## Aim
Leave out the pictures, then reproduce the rest of the material exactly.

## Given material
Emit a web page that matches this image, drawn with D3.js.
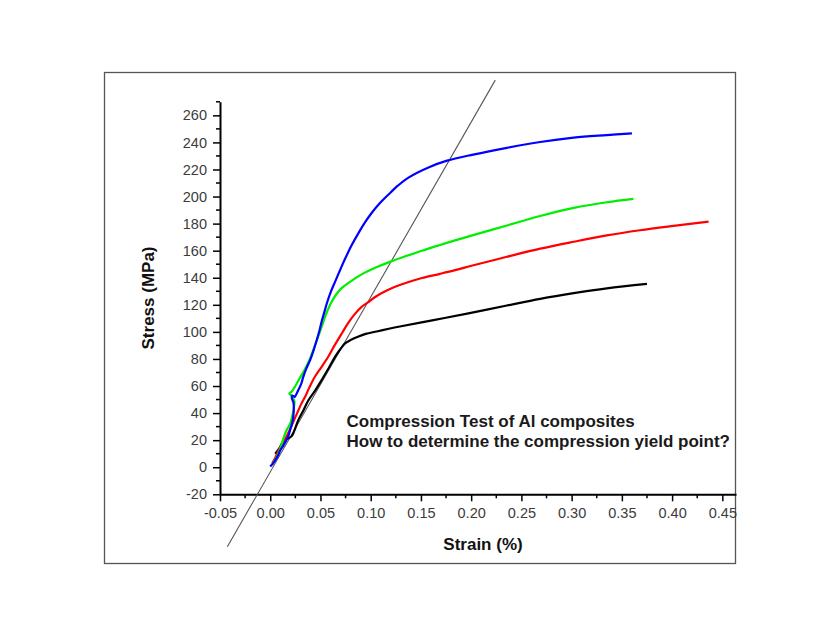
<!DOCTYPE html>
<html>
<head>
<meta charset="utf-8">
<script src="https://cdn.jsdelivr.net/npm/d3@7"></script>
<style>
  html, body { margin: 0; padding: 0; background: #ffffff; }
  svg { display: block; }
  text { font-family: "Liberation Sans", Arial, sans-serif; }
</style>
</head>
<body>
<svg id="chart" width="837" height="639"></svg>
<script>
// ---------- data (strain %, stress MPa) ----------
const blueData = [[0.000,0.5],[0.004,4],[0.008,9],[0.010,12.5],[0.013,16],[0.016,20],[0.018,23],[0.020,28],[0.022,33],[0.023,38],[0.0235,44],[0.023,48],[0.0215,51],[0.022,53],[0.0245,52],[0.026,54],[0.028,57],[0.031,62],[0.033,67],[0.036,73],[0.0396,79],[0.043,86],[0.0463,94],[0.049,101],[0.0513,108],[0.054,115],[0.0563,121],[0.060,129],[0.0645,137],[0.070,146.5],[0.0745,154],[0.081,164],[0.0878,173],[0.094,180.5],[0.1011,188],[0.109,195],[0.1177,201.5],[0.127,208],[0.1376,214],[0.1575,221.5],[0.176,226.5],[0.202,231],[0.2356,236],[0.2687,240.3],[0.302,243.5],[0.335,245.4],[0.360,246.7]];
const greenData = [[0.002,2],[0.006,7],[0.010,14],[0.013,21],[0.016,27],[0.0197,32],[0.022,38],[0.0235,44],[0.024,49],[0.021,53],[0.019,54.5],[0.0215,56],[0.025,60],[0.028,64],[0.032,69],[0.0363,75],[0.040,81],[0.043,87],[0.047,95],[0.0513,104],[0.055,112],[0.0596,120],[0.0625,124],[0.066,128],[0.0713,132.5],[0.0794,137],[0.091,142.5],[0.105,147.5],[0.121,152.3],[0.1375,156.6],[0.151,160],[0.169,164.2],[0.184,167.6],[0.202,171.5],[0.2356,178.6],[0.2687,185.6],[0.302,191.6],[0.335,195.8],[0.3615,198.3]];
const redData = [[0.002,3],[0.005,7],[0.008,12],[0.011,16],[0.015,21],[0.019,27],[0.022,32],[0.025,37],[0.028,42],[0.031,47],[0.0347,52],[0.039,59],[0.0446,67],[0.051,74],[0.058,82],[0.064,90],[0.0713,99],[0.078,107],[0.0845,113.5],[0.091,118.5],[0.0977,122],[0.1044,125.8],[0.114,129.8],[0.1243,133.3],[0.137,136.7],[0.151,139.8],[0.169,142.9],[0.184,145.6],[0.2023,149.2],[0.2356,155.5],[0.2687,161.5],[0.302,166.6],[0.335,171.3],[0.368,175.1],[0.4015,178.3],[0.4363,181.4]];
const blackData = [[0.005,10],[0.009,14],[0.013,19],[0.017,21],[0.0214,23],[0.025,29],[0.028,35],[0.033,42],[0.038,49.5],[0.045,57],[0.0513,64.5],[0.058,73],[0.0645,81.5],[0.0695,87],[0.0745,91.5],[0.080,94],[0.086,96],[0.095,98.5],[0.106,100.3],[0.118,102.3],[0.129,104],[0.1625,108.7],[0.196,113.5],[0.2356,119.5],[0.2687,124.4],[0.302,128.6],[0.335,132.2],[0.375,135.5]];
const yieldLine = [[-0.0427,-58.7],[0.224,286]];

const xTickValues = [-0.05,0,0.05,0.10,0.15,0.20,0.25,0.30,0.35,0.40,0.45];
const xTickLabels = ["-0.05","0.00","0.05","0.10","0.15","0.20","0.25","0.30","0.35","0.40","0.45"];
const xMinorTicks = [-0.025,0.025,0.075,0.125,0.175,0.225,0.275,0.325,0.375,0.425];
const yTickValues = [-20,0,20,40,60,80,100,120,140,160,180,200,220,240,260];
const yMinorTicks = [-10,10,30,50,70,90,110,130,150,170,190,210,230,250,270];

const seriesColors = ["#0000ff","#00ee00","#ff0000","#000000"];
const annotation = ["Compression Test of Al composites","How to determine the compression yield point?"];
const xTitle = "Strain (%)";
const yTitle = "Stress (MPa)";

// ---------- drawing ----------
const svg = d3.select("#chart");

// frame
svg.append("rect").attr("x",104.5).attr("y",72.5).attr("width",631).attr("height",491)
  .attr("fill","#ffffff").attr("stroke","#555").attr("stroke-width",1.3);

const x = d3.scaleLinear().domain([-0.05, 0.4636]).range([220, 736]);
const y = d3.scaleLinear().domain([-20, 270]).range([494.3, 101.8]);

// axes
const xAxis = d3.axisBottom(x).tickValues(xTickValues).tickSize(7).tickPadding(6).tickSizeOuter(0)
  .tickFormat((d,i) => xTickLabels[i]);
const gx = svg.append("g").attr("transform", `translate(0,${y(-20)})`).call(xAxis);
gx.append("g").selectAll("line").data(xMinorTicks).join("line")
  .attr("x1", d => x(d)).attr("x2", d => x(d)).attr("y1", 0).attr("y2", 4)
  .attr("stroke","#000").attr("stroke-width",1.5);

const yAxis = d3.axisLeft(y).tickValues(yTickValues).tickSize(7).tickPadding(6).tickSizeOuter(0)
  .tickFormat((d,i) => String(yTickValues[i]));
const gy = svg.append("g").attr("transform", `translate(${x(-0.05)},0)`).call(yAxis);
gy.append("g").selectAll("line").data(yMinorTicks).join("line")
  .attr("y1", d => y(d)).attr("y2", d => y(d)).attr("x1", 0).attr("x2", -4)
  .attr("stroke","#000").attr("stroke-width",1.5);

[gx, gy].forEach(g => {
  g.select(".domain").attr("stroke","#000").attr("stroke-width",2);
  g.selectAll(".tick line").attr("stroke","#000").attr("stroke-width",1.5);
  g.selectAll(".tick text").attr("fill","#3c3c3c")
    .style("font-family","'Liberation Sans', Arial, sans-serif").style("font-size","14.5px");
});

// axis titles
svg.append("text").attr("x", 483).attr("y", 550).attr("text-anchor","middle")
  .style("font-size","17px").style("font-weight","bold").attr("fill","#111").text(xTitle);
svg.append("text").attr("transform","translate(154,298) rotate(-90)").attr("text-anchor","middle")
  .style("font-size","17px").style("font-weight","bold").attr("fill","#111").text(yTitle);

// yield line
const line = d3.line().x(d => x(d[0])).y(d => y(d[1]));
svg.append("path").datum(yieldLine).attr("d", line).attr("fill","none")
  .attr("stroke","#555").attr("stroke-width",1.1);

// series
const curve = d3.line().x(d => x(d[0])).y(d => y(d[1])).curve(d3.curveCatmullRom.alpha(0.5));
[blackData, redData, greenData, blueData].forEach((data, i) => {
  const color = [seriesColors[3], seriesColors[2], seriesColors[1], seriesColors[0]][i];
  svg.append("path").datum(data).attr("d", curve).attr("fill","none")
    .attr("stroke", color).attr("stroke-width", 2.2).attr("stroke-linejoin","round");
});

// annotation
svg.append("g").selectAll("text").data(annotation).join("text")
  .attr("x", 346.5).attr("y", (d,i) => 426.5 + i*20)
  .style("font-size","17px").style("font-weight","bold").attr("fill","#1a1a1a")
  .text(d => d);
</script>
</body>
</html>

## Task solution
Emit a web page that matches this image, drawn with D3.js.
<!DOCTYPE html>
<html>
<head>
<meta charset="utf-8">
<script src="https://cdn.jsdelivr.net/npm/d3@7"></script>
<style>
  html, body { margin: 0; padding: 0; background: #ffffff; }
  svg { display: block; }
  text { font-family: "Liberation Sans", Arial, sans-serif; }
</style>
</head>
<body>
<svg id="chart" width="837" height="639"></svg>
<script>
// ---------- data (strain %, stress MPa) ----------
const blueData = [[0.000,0.5],[0.004,4],[0.008,9],[0.010,12.5],[0.013,16],[0.016,20],[0.018,23],[0.020,28],[0.022,33],[0.023,38],[0.0235,44],[0.023,48],[0.0215,51],[0.022,53],[0.0245,52],[0.026,54],[0.028,57],[0.031,62],[0.033,67],[0.036,73],[0.0396,79],[0.043,86],[0.0463,94],[0.049,101],[0.0513,108],[0.054,115],[0.0563,121],[0.060,129],[0.0645,137],[0.070,146.5],[0.0745,154],[0.081,164],[0.0878,173],[0.094,180.5],[0.1011,188],[0.109,195],[0.1177,201.5],[0.127,208],[0.1376,214],[0.1575,221.5],[0.176,226.5],[0.202,231],[0.2356,236],[0.2687,240.3],[0.302,243.5],[0.335,245.4],[0.360,246.7]];
const greenData = [[0.002,2],[0.006,7],[0.010,14],[0.013,21],[0.016,27],[0.0197,32],[0.022,38],[0.0235,44],[0.024,49],[0.021,53],[0.019,54.5],[0.0215,56],[0.025,60],[0.028,64],[0.032,69],[0.0363,75],[0.040,81],[0.043,87],[0.047,95],[0.0513,104],[0.055,112],[0.0596,120],[0.0625,124],[0.066,128],[0.0713,132.5],[0.0794,137],[0.091,142.5],[0.105,147.5],[0.121,152.3],[0.1375,156.6],[0.151,160],[0.169,164.2],[0.184,167.6],[0.202,171.5],[0.2356,178.6],[0.2687,185.6],[0.302,191.6],[0.335,195.8],[0.3615,198.3]];
const redData = [[0.002,3],[0.005,7],[0.008,12],[0.011,16],[0.015,21],[0.019,27],[0.022,32],[0.025,37],[0.028,42],[0.031,47],[0.0347,52],[0.039,59],[0.0446,67],[0.051,74],[0.058,82],[0.064,90],[0.0713,99],[0.078,107],[0.0845,113.5],[0.091,118.5],[0.0977,122],[0.1044,125.8],[0.114,129.8],[0.1243,133.3],[0.137,136.7],[0.151,139.8],[0.169,142.9],[0.184,145.6],[0.2023,149.2],[0.2356,155.5],[0.2687,161.5],[0.302,166.6],[0.335,171.3],[0.368,175.1],[0.4015,178.3],[0.4363,181.4]];
const blackData = [[0.005,10],[0.009,14],[0.013,19],[0.017,21],[0.0214,23],[0.025,29],[0.028,35],[0.033,42],[0.038,49.5],[0.045,57],[0.0513,64.5],[0.058,73],[0.0645,81.5],[0.0695,87],[0.0745,91.5],[0.080,94],[0.086,96],[0.095,98.5],[0.106,100.3],[0.118,102.3],[0.129,104],[0.1625,108.7],[0.196,113.5],[0.2356,119.5],[0.2687,124.4],[0.302,128.6],[0.335,132.2],[0.375,135.5]];
const yieldLine = [[-0.0427,-58.7],[0.224,286]];

const xTickValues = [-0.05,0,0.05,0.10,0.15,0.20,0.25,0.30,0.35,0.40,0.45];
const xTickLabels = ["-0.05","0.00","0.05","0.10","0.15","0.20","0.25","0.30","0.35","0.40","0.45"];
const xMinorTicks = [-0.025,0.025,0.075,0.125,0.175,0.225,0.275,0.325,0.375,0.425];
const yTickValues = [-20,0,20,40,60,80,100,120,140,160,180,200,220,240,260];
const yMinorTicks = [-10,10,30,50,70,90,110,130,150,170,190,210,230,250,270];

const seriesColors = ["#0000ff","#00ee00","#ff0000","#000000"];
const annotation = ["Compression Test of Al composites","How to determine the compression yield point?"];
const xTitle = "Strain (%)";
const yTitle = "Stress (MPa)";

// ---------- drawing ----------
const svg = d3.select("#chart");

// frame
svg.append("rect").attr("x",104.5).attr("y",72.5).attr("width",631).attr("height",491)
  .attr("fill","#ffffff").attr("stroke","#555").attr("stroke-width",1.3);

const x = d3.scaleLinear().domain([-0.05, 0.4636]).range([220, 736]);
const y = d3.scaleLinear().domain([-20, 270]).range([494.3, 101.8]);

// axes
const xAxis = d3.axisBottom(x).tickValues(xTickValues).tickSize(7).tickPadding(6).tickSizeOuter(0)
  .tickFormat((d,i) => xTickLabels[i]);
const gx = svg.append("g").attr("transform", `translate(0,${y(-20)})`).call(xAxis);
gx.append("g").selectAll("line").data(xMinorTicks).join("line")
  .attr("x1", d => x(d)).attr("x2", d => x(d)).attr("y1", 0).attr("y2", 4)
  .attr("stroke","#000").attr("stroke-width",1.5);

const yAxis = d3.axisLeft(y).tickValues(yTickValues).tickSize(7).tickPadding(6).tickSizeOuter(0)
  .tickFormat((d,i) => String(yTickValues[i]));
const gy = svg.append("g").attr("transform", `translate(${x(-0.05)},0)`).call(yAxis);
gy.append("g").selectAll("line").data(yMinorTicks).join("line")
  .attr("y1", d => y(d)).attr("y2", d => y(d)).attr("x1", 0).attr("x2", -4)
  .attr("stroke","#000").attr("stroke-width",1.5);

[gx, gy].forEach(g => {
  g.select(".domain").attr("stroke","#000").attr("stroke-width",2);
  g.selectAll(".tick line").attr("stroke","#000").attr("stroke-width",1.5);
  g.selectAll(".tick text").attr("fill","#3c3c3c")
    .style("font-family","'Liberation Sans', Arial, sans-serif").style("font-size","14.5px");
});

// axis titles
svg.append("text").attr("x", 483).attr("y", 550).attr("text-anchor","middle")
  .style("font-size","17px").style("font-weight","bold").attr("fill","#111").text(xTitle);
svg.append("text").attr("transform","translate(154,298) rotate(-90)").attr("text-anchor","middle")
  .style("font-size","17px").style("font-weight","bold").attr("fill","#111").text(yTitle);

// yield line
const line = d3.line().x(d => x(d[0])).y(d => y(d[1]));
svg.append("path").datum(yieldLine).attr("d", line).attr("fill","none")
  .attr("stroke","#555").attr("stroke-width",1.1);

// series
const curve = d3.line().x(d => x(d[0])).y(d => y(d[1])).curve(d3.curveCatmullRom.alpha(0.5));
[blackData, redData, greenData, blueData].forEach((data, i) => {
  const color = [seriesColors[3], seriesColors[2], seriesColors[1], seriesColors[0]][i];
  svg.append("path").datum(data).attr("d", curve).attr("fill","none")
    .attr("stroke", color).attr("stroke-width", 2.2).attr("stroke-linejoin","round");
});

// annotation
svg.append("g").selectAll("text").data(annotation).join("text")
  .attr("x", 346.5).attr("y", (d,i) => 426.5 + i*20)
  .style("font-size","17px").style("font-weight","bold").attr("fill","#1a1a1a")
  .text(d => d);
</script>
</body>
</html>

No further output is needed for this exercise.